## [To be done]
Do not carry the pictures over; copy every other part of the entries exactly.
>> begin Data supplied
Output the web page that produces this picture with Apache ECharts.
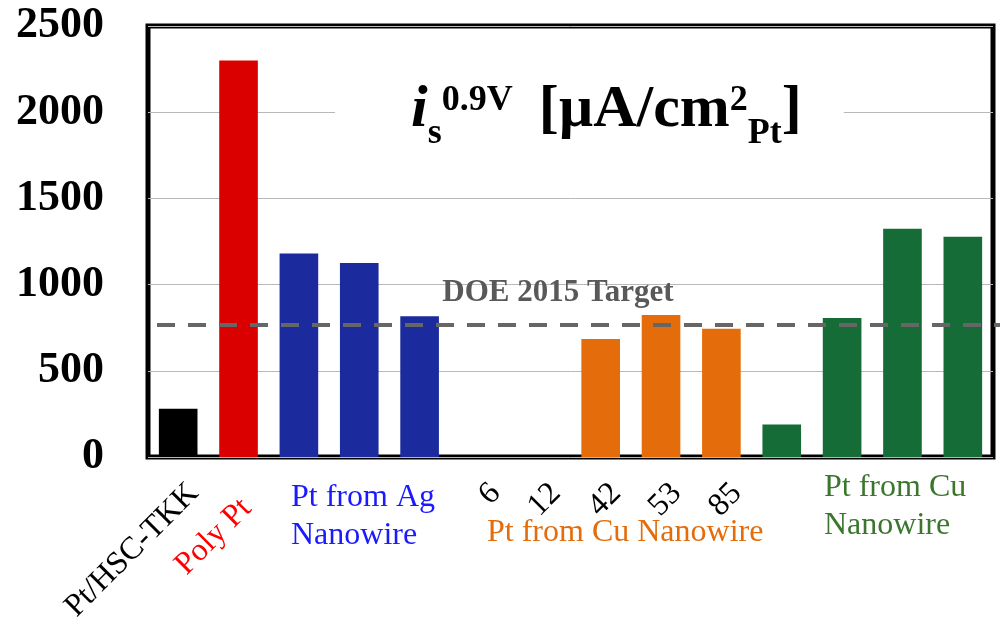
<!DOCTYPE html>
<html>
<head>
<meta charset="utf-8">
<script src="https://cdn.jsdelivr.net/npm/echarts@6/dist/echarts.min.js"></script>
<style>
  html, body { margin: 0; padding: 0; background: #fff; }
  #chart { width: 1000px; height: 627px; }
</style>
</head>
<body>
<div id="chart"></div>
<script>
// Specific activity at 0.9 V for the catalysts, grouped by origin
const categories = ['Pt/HSC-TKK', 'Poly Pt', 'Ag NW a', 'Ag NW b', 'Ag NW c',
  'Cu NW 6', 'Cu NW 12', 'Cu NW 42', 'Cu NW 53', 'Cu NW 85',
  'Cu NW d', 'Cu NW e', 'Cu NW f', 'Cu NW g'];
const tickLabels = ['Pt/HSC-TKK', 'Poly Pt', '', '', '', '6', '12', '42', '53', '85', '', '', '', ''];
const specificActivity = [280, 2300, 1180, 1126, 816, 0, 0, 684, 824, 744, 188, 806, 1324, 1277];
const groups = ['ref', 'poly', 'ag', 'ag', 'ag', 'cu', 'cu', 'cu', 'cu', 'cu', 'cuNW', 'cuNW', 'cuNW', 'cuNW'];
const yMin = 0, yMax = 2500, yStep = 500;
const doeTarget = 765;
const targetLabel = 'DOE 2015 Target';
const groupNames = ['Pt from Ag\nNanowire', 'Pt from Cu Nanowire', 'Pt from Cu\nNanowire'];

const SERIF = '"Liberation Serif", "Times New Roman", serif';
const barColors = { ref: '#000000', poly: '#db0000', ag: '#1b2a9c', cu: '#e46c0a', cuNW: '#156c37' };

const chart = echarts.init(document.getElementById('chart'), null, { renderer: 'canvas' });

const titleFont = { fontFamily: SERIF, fontWeight: 'bold', color: '#000', verticalAlign: 'bottom' };
const big = Object.assign({}, titleFont, { fontSize: 60, lineHeight: 60, padding: [0, 0, 16, 0] });
const sup = Object.assign({}, titleFont, { fontSize: 36, lineHeight: 36, padding: [0, 0, 37, 0] });
const sub = Object.assign({}, titleFont, { fontSize: 36, lineHeight: 36, padding: [0, 0, 4, 0] });

const option = {
  animation: false,
  backgroundColor: '#ffffff',
  title: {
    text: '{i|i}{sub|s}{sup|0.9V}{unit|[µA/cm}{sup|2}{sub|Pt}{big|]}',
    left: 335,
    top: 82,
    padding: [14, 42, 10, 76],
    backgroundColor: '#ffffff',
    textStyle: {
      rich: {
        i: Object.assign({}, big, { fontStyle: 'italic' }),
        big: big,
        unit: Object.assign({}, big, { padding: [0, 0, 16, 26] }),
        sup: sup,
        sub: sub
      }
    }
  },
  grid: {
    left: 148, right: 7, top: 26, bottom: 170,
    show: true, borderColor: '#000', borderWidth: 5, backgroundColor: 'transparent'
  },
  xAxis: {
    type: 'category',
    data: categories,
    axisLine: { show: false },
    axisTick: { show: false },
    splitLine: { show: false },
    axisLabel: {
      interval: 0,
      rotate: 45,
      margin: 16,
      padding: [44, 0, 0, 0],
      fontFamily: SERIF,
      fontSize: 32,
      color: '#000',
      formatter: function (v, i) {
        const t = tickLabels[i];
        if (!t) return '';
        return i === 1 ? '{r|' + t + '}' : t;
      },
      rich: {
        r: { color: '#ff0000', fontFamily: SERIF, fontSize: 32, padding: [11, 16, 0, 0] }
      }
    }
  },
  yAxis: {
    type: 'value',
    min: yMin, max: yMax, interval: yStep,
    axisLine: { show: false },
    axisTick: { show: false },
    splitLine: { lineStyle: { color: '#b8b8b8', width: 1 } },
    axisLabel: {
      margin: 44,
      fontFamily: SERIF,
      fontWeight: 'bold',
      fontSize: 44,
      color: '#000',
      formatter: function (v) { return String(v); }
    }
  },
  series: [{
    id: 'activity',
    type: 'bar',
    clip: false,
    barWidth: '64%',
    data: specificActivity.map((v, i) => ({ value: v, itemStyle: { color: barColors[groups[i]] } })),
    markLine: {
      silent: true,
      symbol: ['none', 'none'],
      lineStyle: { color: '#666666', width: 4, type: [18, 13] },
      label: {
        show: true,
        position: 'insideMiddleTop',
        distance: 17,
        padding: [0, 41, 0, 0],
        formatter: targetLabel,
        fontFamily: SERIF,
        fontWeight: 'bold',
        fontSize: 31,
        color: '#595959'
      },
      data: [{ yAxis: doeTarget }]
    }
  }],
  graphic: [
    {
      type: 'text', x: 291, y: 479,
      style: { text: groupNames[0], font: '32px ' + SERIF, fill: '#1a1aff', lineHeight: 38, align: 'left', verticalAlign: 'top' }
    },
    {
      type: 'text', x: 487, y: 533,
      style: { text: groupNames[1], font: '32px ' + SERIF, fill: '#e46c0a', align: 'left', verticalAlign: 'middle' }
    },
    {
      type: 'text', x: 824, y: 469,
      style: { text: groupNames[2], font: '32px ' + SERIF, fill: '#3a772d', lineHeight: 38, align: 'left', verticalAlign: 'top' }
    }
  ]
};

chart.setOption(option);

// Run the target line slightly past the frame, at the height given by the value axis
const yPx = chart.convertToPixel({ yAxisIndex: 0 }, doeTarget);
chart.setOption({
  series: [{ id: 'activity', markLine: { data: [[{ x: 157, y: yPx }, { x: 1000, y: yPx }]] } }]
});
</script>
</body>
</html>
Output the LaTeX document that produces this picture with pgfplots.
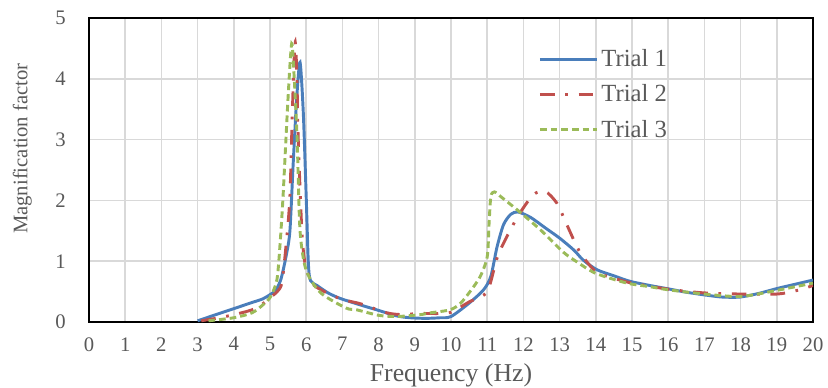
>> end Data supplied
## [Response for this exercise]
Output the web page that produces this picture with Apache ECharts.
<!DOCTYPE html>
<html>
<head>
<meta charset="utf-8">
<script src="https://cdn.jsdelivr.net/npm/echarts@6/dist/echarts.min.js"></script>
<style>
  html, body { margin: 0; padding: 0; background: #fff; }
  #chart { width: 1000px; height: 627px; }
</style>
</head>
<body>
<div id="chart"></div>
<script>
// Specific activity at 0.9 V for the catalysts, grouped by origin
const categories = ['Pt/HSC-TKK', 'Poly Pt', 'Ag NW a', 'Ag NW b', 'Ag NW c',
  'Cu NW 6', 'Cu NW 12', 'Cu NW 42', 'Cu NW 53', 'Cu NW 85',
  'Cu NW d', 'Cu NW e', 'Cu NW f', 'Cu NW g'];
const tickLabels = ['Pt/HSC-TKK', 'Poly Pt', '', '', '', '6', '12', '42', '53', '85', '', '', '', ''];
const specificActivity = [280, 2300, 1180, 1126, 816, 0, 0, 684, 824, 744, 188, 806, 1324, 1277];
const groups = ['ref', 'poly', 'ag', 'ag', 'ag', 'cu', 'cu', 'cu', 'cu', 'cu', 'cuNW', 'cuNW', 'cuNW', 'cuNW'];
const yMin = 0, yMax = 2500, yStep = 500;
const doeTarget = 765;
const targetLabel = 'DOE 2015 Target';
const groupNames = ['Pt from Ag\nNanowire', 'Pt from Cu Nanowire', 'Pt from Cu\nNanowire'];

const SERIF = '"Liberation Serif", "Times New Roman", serif';
const barColors = { ref: '#000000', poly: '#db0000', ag: '#1b2a9c', cu: '#e46c0a', cuNW: '#156c37' };

const chart = echarts.init(document.getElementById('chart'), null, { renderer: 'canvas' });

const titleFont = { fontFamily: SERIF, fontWeight: 'bold', color: '#000', verticalAlign: 'bottom' };
const big = Object.assign({}, titleFont, { fontSize: 60, lineHeight: 60, padding: [0, 0, 16, 0] });
const sup = Object.assign({}, titleFont, { fontSize: 36, lineHeight: 36, padding: [0, 0, 37, 0] });
const sub = Object.assign({}, titleFont, { fontSize: 36, lineHeight: 36, padding: [0, 0, 4, 0] });

const option = {
  animation: false,
  backgroundColor: '#ffffff',
  title: {
    text: '{i|i}{sub|s}{sup|0.9V}{unit|[µA/cm}{sup|2}{sub|Pt}{big|]}',
    left: 335,
    top: 82,
    padding: [14, 42, 10, 76],
    backgroundColor: '#ffffff',
    textStyle: {
      rich: {
        i: Object.assign({}, big, { fontStyle: 'italic' }),
        big: big,
        unit: Object.assign({}, big, { padding: [0, 0, 16, 26] }),
        sup: sup,
        sub: sub
      }
    }
  },
  grid: {
    left: 148, right: 7, top: 26, bottom: 170,
    show: true, borderColor: '#000', borderWidth: 5, backgroundColor: 'transparent'
  },
  xAxis: {
    type: 'category',
    data: categories,
    axisLine: { show: false },
    axisTick: { show: false },
    splitLine: { show: false },
    axisLabel: {
      interval: 0,
      rotate: 45,
      margin: 16,
      padding: [44, 0, 0, 0],
      fontFamily: SERIF,
      fontSize: 32,
      color: '#000',
      formatter: function (v, i) {
        const t = tickLabels[i];
        if (!t) return '';
        return i === 1 ? '{r|' + t + '}' : t;
      },
      rich: {
        r: { color: '#ff0000', fontFamily: SERIF, fontSize: 32, padding: [11, 16, 0, 0] }
      }
    }
  },
  yAxis: {
    type: 'value',
    min: yMin, max: yMax, interval: yStep,
    axisLine: { show: false },
    axisTick: { show: false },
    splitLine: { lineStyle: { color: '#b8b8b8', width: 1 } },
    axisLabel: {
      margin: 44,
      fontFamily: SERIF,
      fontWeight: 'bold',
      fontSize: 44,
      color: '#000',
      formatter: function (v) { return String(v); }
    }
  },
  series: [{
    id: 'activity',
    type: 'bar',
    clip: false,
    barWidth: '64%',
    data: specificActivity.map((v, i) => ({ value: v, itemStyle: { color: barColors[groups[i]] } })),
    markLine: {
      silent: true,
      symbol: ['none', 'none'],
      lineStyle: { color: '#666666', width: 4, type: [18, 13] },
      label: {
        show: true,
        position: 'insideMiddleTop',
        distance: 17,
        padding: [0, 41, 0, 0],
        formatter: targetLabel,
        fontFamily: SERIF,
        fontWeight: 'bold',
        fontSize: 31,
        color: '#595959'
      },
      data: [{ yAxis: doeTarget }]
    }
  }],
  graphic: [
    {
      type: 'text', x: 291, y: 479,
      style: { text: groupNames[0], font: '32px ' + SERIF, fill: '#1a1aff', lineHeight: 38, align: 'left', verticalAlign: 'top' }
    },
    {
      type: 'text', x: 487, y: 533,
      style: { text: groupNames[1], font: '32px ' + SERIF, fill: '#e46c0a', align: 'left', verticalAlign: 'middle' }
    },
    {
      type: 'text', x: 824, y: 469,
      style: { text: groupNames[2], font: '32px ' + SERIF, fill: '#3a772d', lineHeight: 38, align: 'left', verticalAlign: 'top' }
    }
  ]
};

chart.setOption(option);

// Run the target line slightly past the frame, at the height given by the value axis
const yPx = chart.convertToPixel({ yAxisIndex: 0 }, doeTarget);
chart.setOption({
  series: [{ id: 'activity', markLine: { data: [[{ x: 157, y: yPx }, { x: 1000, y: yPx }]] } }]
});
</script>
</body>
</html>
Output the LaTeX document that produces this picture with pgfplots.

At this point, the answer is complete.